The artwork begins with a simple challenge posed by the artist: Did you remember to turn the lights off? This comical and nagging thought can be easily dismissed by most, yet may open the viewer to a new perspective, one that links us to the obsessive mind. The urge to go back, recheck, make sure the room is dark, is normal for most, but can be suppressed, while one person in fifty won't be able to leave the room without turning the lights on and off over and over. The gesture of flux between two states, as seen here in the video microcosm of a simple light switch turning on and off, is equated with personal struggle. It is the artists premise that close inspection of the dull details of day-to-day existence can lead to the recognition of the overall human dilemma.
A giant imploding light bulb is one of many interconnected elements of a fantastical machine that occupies all the galleries. Three different video choirs composed exclusively of women, drag queens, and children perform compositions by the artist. HD projected video is mixed with printed graphics, shaped screens, and found objects to form chain-reaction collages with animated body parts. Lips, eyes, fingers, and feet are magnified and agitated using domestic objects such as remote controls, cleaning fluids, cigarettes, and lottery cards. Moreover, the KUB is interconnected by a constant flow in both directions: smoke is sent upward from the bottom floor, while a stream of indeterminate liquid pours downward from a bottle on the top floor. Language, music, performance, and objects interact via video to form one large impossible system.
"LOCK 2,4,6" features original texts and performances produced by the artist for this installation. Performers include Brandon Olson and Taboo!, Susana Gaudêncio, Tony Conrad. Also Oursler has produced original sound tracks generated through the use of brain test MRI data in collaboration with Dan Lloyd, Brownell Professor of Philosophy, Trinity College, Connecticut.

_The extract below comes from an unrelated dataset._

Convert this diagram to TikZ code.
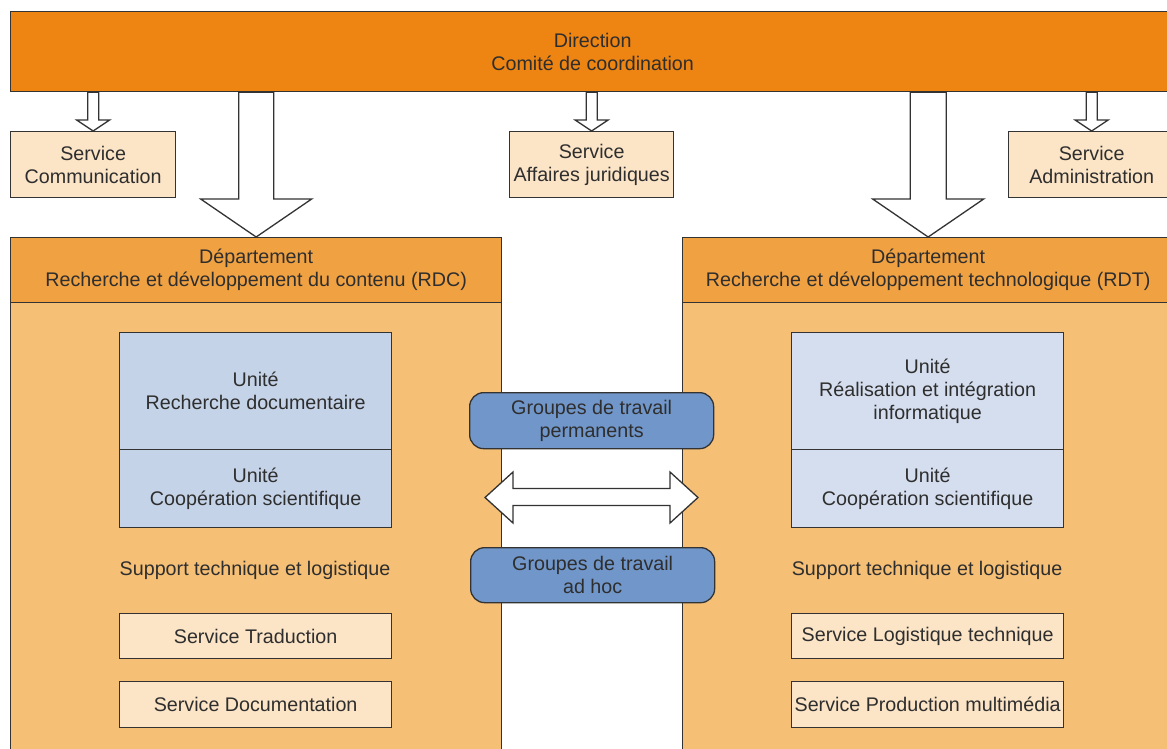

Tony Oursler is known for his immersive media installations, which often turn the media gaze to the depths of the psyche. His recent works frequently consist of sculptural video elements and occupy entire rooms, turning the viewer into an actor on a set. He is a pioneer of video art and has been making tapes, installations, and multi media works since the late 1970s. In the summer of 2001 Tony Oursler staged a spectacular video-sound installation for the KUB, Flucht, which he projected on the glass façade of the Kunsthaus
, and has continued to produce public works in recent years. For his first large-scale solo exhibition in Austria he will be creating new works for the entire building. LOCK 2,4,6 is the culmination of a quartet of installations with a common theme that have been shown at the Bernier Eliades Gallery in Athens, 2008, the Lisson Gallery in London, 2008, and the Metro Pictures Gallery in New York, 2009. The exhibition at the Kunsthaus Bregenz promises a new, exciting glimpse into the artists unsettling work.